Hive is an open-source data warehouse tool built on top of Hadoop. It allows users to write SQL-like queries, called HiveQL, to analyze and manage large datasets stored in Hadoop Distributed File System (HDFS). One of the key features of Hive is its support for multiple execution engines that can be used to execute HiveQL queries. In this article, we will discuss the different types of Hive execution engines.
- MapReduce Execution Engine : The MapReduce execution engine is the default execution engine in Hive. It uses the Hadoop MapReduce framework to execute HiveQL queries. It works by breaking down the HiveQL queries into Map and Reduce tasks, which are then executed on different nodes of the Hadoop cluster. The MapReduce execution engine is known for its scalability and fault-tolerance, but it can be slow for some types of queries.
- Tez Execution Engine : The Tez execution engine is a more recent addition to Hive. It is an alternative to the MapReduce execution engine that uses the Apache Tez framework to execute HiveQL queries. Tez is a faster and more efficient execution engine than MapReduce, as it can execute queries using a more optimized execution plan. Tez also provides support for interactive queries, which can be useful for ad-hoc analysis.

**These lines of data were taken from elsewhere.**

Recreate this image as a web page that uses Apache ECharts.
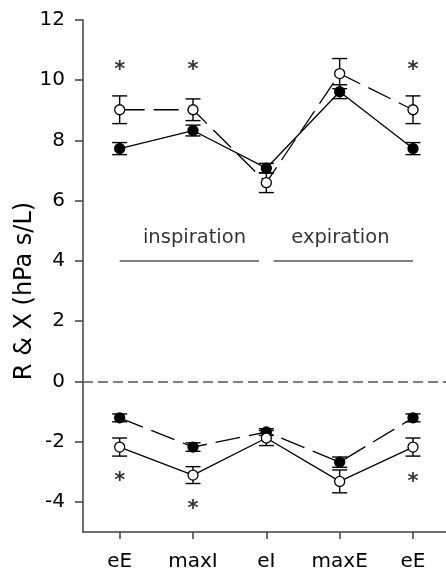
<!DOCTYPE html>
<html>
<head>
<meta charset="utf-8">
<script src="https://cdn.jsdelivr.net/npm/echarts@6/dist/echarts.min.js"></script>
<style>
html,body{margin:0;padding:0;background:#fff;}
#chart{width:446px;height:571px;}
</style>
</head>
<body>
<div id="chart"></div>
<script>
const categories = ['eE', 'maxI', 'eI', 'maxE', 'eE'];
const xPos = [0, 1, 2, 3, 4];
const yTicks = [-4, -2, 0, 2, 4, 6, 8, 10, 12];

// Resistance (upper group)
const R_open = [9.02, 9.02, 6.60, 10.22, 9.02];
const R_open_err = [0.46, 0.36, 0.33, 0.50, 0.46];
const R_filled = [7.73, 8.33, 7.08, 9.62, 7.73];
const R_filled_err = [0.20, 0.18, 0.16, 0.23, 0.20];

// Reactance (lower group)
const X_filled = [-1.21, -2.18, -1.68, -2.68, -1.21];
const X_filled_err = [0.13, 0.14, 0.11, 0.17, 0.13];
const X_open = [-2.18, -3.11, -1.88, -3.32, -2.18];
const X_open_err = [0.30, 0.28, 0.25, 0.38, 0.30];

// significance asterisks
const starX = [0, 1, 4, 0, 1, 4];
const starY = [10.47, 10.47, 10.47, -3.20, -4.11, -3.23];

// phase annotations
const phaseNames = ['inspiration', 'expiration'];
const phaseLabelX = [1.02, 3.01];
const phaseLabelY = 4.75;
const phaseLineStart = [0, 2.1];
const phaseLineEnd = [1.9, 4.0];
const phaseLineY = 4;
const zeroLine = 0;

const FONT = 'DejaVu Sans';
const pts = (ys) => xPos.map((x, i) => [x, ys[i]]);
const errPts = (ys, es) => xPos.map((x, i) => [x, ys[i], es[i]]);

function errorBars(ys, es) {
  return {
    type: 'custom',
    data: errPts(ys, es),
    encode: { x: 0, y: 1 },
    silent: true,
    renderItem: function (params, api) {
      const x = api.value(0), y = api.value(1), e = api.value(2);
      const top = api.coord([x, y + e]);
      const bot = api.coord([x, y - e]);
      const hw = 7.5;
      const st = { stroke: '#000', lineWidth: 1.4 };
      return {
        type: 'group',
        children: [
          { type: 'line', shape: { x1: top[0], y1: top[1], x2: bot[0], y2: bot[1] }, style: st },
          { type: 'line', shape: { x1: top[0] - hw, y1: top[1], x2: top[0] + hw, y2: top[1] }, style: st },
          { type: 'line', shape: { x1: bot[0] - hw, y1: bot[1], x2: bot[0] + hw, y2: bot[1] }, style: st }
        ]
      };
    }
  };
}

function lineSeries(ys, filled, dashed) {
  return {
    type: 'line',
    data: pts(ys),
    symbol: 'circle',
    symbolSize: 10,
    showAllSymbol: true,
    silent: true,
    lineStyle: { color: '#000', width: 1.3, type: dashed ? [25, 9] : 'solid' },
    itemStyle: { color: filled ? '#000' : '#fff', borderColor: '#000', borderWidth: 1.3 }
  };
}

const series = [
  errorBars(R_open, R_open_err),
  errorBars(R_filled, R_filled_err),
  errorBars(X_filled, X_filled_err),
  errorBars(X_open, X_open_err),
  Object.assign(lineSeries(R_open, false, true), {
    markLine: {
      silent: true,
      symbol: ['none', 'none'],
      label: { show: false },
      lineStyle: { color: '#555', width: 1.6, type: [10, 5] },
      data: [{ yAxis: zeroLine }]
    }
  }),
  lineSeries(R_filled, true, false),
  lineSeries(X_filled, true, true),
  lineSeries(X_open, false, false),
  {
    type: 'scatter',
    symbol: 'circle',
    symbolSize: 0,
    silent: true,
    data: starX.map((x, i) => [x, starY[i]]),
    label: {
      show: true, position: 'inside', formatter: '*',
      color: '#000', fontSize: 21, fontWeight: 'bold', fontFamily: FONT, offset: [0, 4]
    }
  },
  {
    type: 'scatter',
    symbol: 'circle',
    symbolSize: 0,
    silent: true,
    data: phaseLabelX.map((x, i) => ({ value: [x, phaseLabelY], name: phaseNames[i] })),
    label: {
      show: true, position: 'inside', formatter: (p) => p.name,
      color: '#000', fontSize: 19.5, fontFamily: FONT
    }
  }
];
phaseLineStart.forEach((s, i) => {
  series.push({
    type: 'line',
    symbol: 'none',
    silent: true,
    data: [[s, phaseLineY], [phaseLineEnd[i], phaseLineY]],
    lineStyle: { color: '#555', width: 1.6 }
  });
});

const chart = echarts.init(document.getElementById('chart'), null, { renderer: 'canvas' });
chart.setOption({
  animation: false,
  backgroundColor: '#fff',
  grid: { left: 83, top: 20, right: 0, bottom: 39, containLabel: false, outerBoundsMode: 'none' },
  xAxis: {
    type: 'value',
    min: -0.5,
    max: 4.45,
    splitLine: { show: false },
    axisLine: { show: true, onZero: false, lineStyle: { color: '#404040', width: 1.5 } },
    axisTick: { show: true, customValues: xPos, length: 7, lineStyle: { color: '#404040', width: 1.5 } },
    axisLabel: {
      customValues: xPos, formatter: (v) => categories[Math.round(v)],
      color: '#000', fontSize: 20, fontFamily: FONT, margin: 20
    }
  },
  yAxis: {
    type: 'value',
    min: -5,
    max: 12,
    name: 'R & X (hPa s/L)',
    nameLocation: 'middle',
    nameRotate: 90,
    nameGap: 46,
    nameMoveOverlap: false,
    nameTextStyle: { color: '#000', fontSize: 24, fontFamily: FONT, padding: [0, 30, 0, 0] },
    splitLine: { show: false },
    axisLine: { show: true, onZero: false, lineStyle: { color: '#404040', width: 1.5 } },
    axisTick: { show: true, customValues: yTicks, length: 8, lineStyle: { color: '#404040', width: 1.5 } },
    axisLabel: { customValues: yTicks, color: '#000', fontSize: 20, fontFamily: FONT, margin: 18 }
  },
  series: series
});
</script>
</body>
</html>
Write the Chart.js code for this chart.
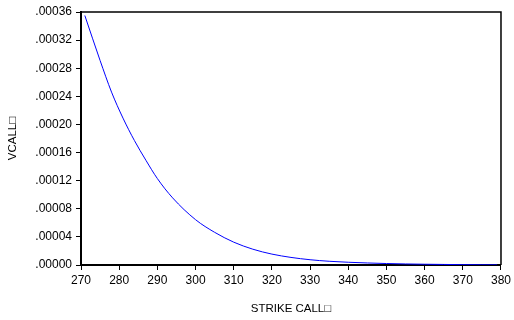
<!DOCTYPE html>
<html>
<head>
<meta charset="utf-8">
<script src="https://cdn.jsdelivr.net/npm/chart.js@4/dist/chart.umd.min.js"></script>
<style>
  body { margin: 0; background: #fff; }
  canvas { display: block; }
</style>
</head>
<body>
<canvas id="vcallChart" width="514" height="320"></canvas>
<script>
// Values
const strikes = [271, 275, 278, 281, 284, 287, 290, 294, 300, 305, 310, 315, 320, 325, 330, 335, 340, 345, 350, 355, 360, 365, 370, 375, 379];
const vcall = [0.000355, 0.000291, 0.000246, 0.000209, 0.000177, 0.000149, 0.000123, 0.0000955, 0.0000645, 0.0000465, 0.0000325, 0.0000225, 0.0000155, 0.0000108, 0.0000075, 0.0000053, 0.0000039, 0.0000029, 0.0000021, 0.0000015, 0.0000011, 0.0000008, 0.0000005, 0.0000003, 0.0000002];
const xTicks = [270, 280, 290, 300, 310, 320, 330, 340, 350, 360, 370, 380];
const yTicks = [0, 0.00004, 0.00008, 0.00012, 0.00016, 0.00020, 0.00024, 0.00028, 0.00032, 0.00036];

const font = { family: 'Liberation Sans, Arial, sans-serif', size: 12 };

// box lines on top and right of the plot
const frame = {
    id: 'frame',
    afterDraw(chart) {
        const { ctx, chartArea: a } = chart;
        ctx.save();
        ctx.strokeStyle = '#000';
        ctx.lineWidth = 1.5;
        ctx.beginPath();
        ctx.moveTo(a.left, a.top);
        ctx.lineTo(a.right, a.top);
        ctx.lineTo(a.right, a.bottom);
        ctx.stroke();
        ctx.restore();
    }
};

const ctx = document.getElementById('vcallChart').getContext('2d');
new Chart(ctx, {
    type: 'line',
    data: {
        datasets: [{
            data: strikes.map((s, i) => ({ x: s, y: vcall[i] })),
            borderColor: '#0000ff',
            borderWidth: 1,
            pointRadius: 0,
            cubicInterpolationMode: 'monotone',
            fill: false
        }]
    },
    options: {
        responsive: false,
        animation: false,
        layout: { padding: { top: 12, right: 10, left: 0, bottom: 0 } },
        plugins: { legend: { display: false }, tooltip: { enabled: false } },
        scales: {
            x: {
                type: 'linear',
                min: 270,
                max: 380,
                afterBuildTicks: s => { s.ticks = xTicks.map(v => ({ value: v })); },
                afterFit: s => { s.height = 55; },
                grid: { drawOnChartArea: false, drawTicks: true, tickLength: 5, color: '#000', lineWidth: 1 },
                border: { display: true, color: '#000', width: 2 },
                ticks: { color: '#000', font: font, padding: 3, maxRotation: 0, autoSkip: false },
                title: { display: true, text: 'STRIKE CALL\u25A1', color: '#000', font: { family: font.family, size: 11.5 }, padding: { top: 0, bottom: 4 } }
            },
            y: {
                min: 0,
                max: 0.00036,
                afterBuildTicks: s => { s.ticks = yTicks.map(v => ({ value: v })); },
                afterFit: s => { s.width = 81; },
                grid: { drawOnChartArea: false, drawTicks: true, tickLength: 5, color: '#000', lineWidth: 1 },
                border: { display: true, color: '#000', width: 2 },
                ticks: {
                    color: '#000', font: font, padding: 4, autoSkip: false,
                    callback: v => v.toFixed(5).replace(/^0/, '')
                },
                title: { display: true, text: 'VCALL\u25A1', color: '#000', font: { family: font.family, size: 11.5 }, padding: { top: 6, bottom: 0 } }
            }
        }
    },
    plugins: [frame]
});
</script>
</body>
</html>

- Spark Execution Engine : The Spark execution engine is another alternative to the MapReduce execution engine. It uses the Apache Spark framework to execute HiveQL queries. Spark is a fast and powerful processing engine that is particularly well-suited for iterative and interactive queries. It also provides support for in-memory processing, which can speed up queries that require frequent data access.
- Vectorized Query Execution : Vectorized query execution is a feature in Hive that can be used with any of the above execution engines. It works by processing data in batches rather than row-by-row, which can significantly improve query performance. Vectorization is particularly effective for queries that involve complex arithmetic operations.
- LLAP (Live Long and Process) : LLAP is a more recent addition to Hive, and it stands for “Live Long and Process”. It is a hybrid execution engine that combines the speed of in-memory processing with the scalability of Hadoop. LLAP works by keeping data in memory, which can dramatically reduce query latency. It also provides support for caching, which can further improve query performance.
Hive supports a variety of execution engines that can be used to execute HiveQL queries. The choice of execution engine depends on the specific requirements of the query, such as the size of the dataset and the complexity of the query. The MapReduce execution engine is the default option, but the Tez, Spark, Vectorized, and LLAP execution engines are all viable alternatives that can offer improved performance and scalability.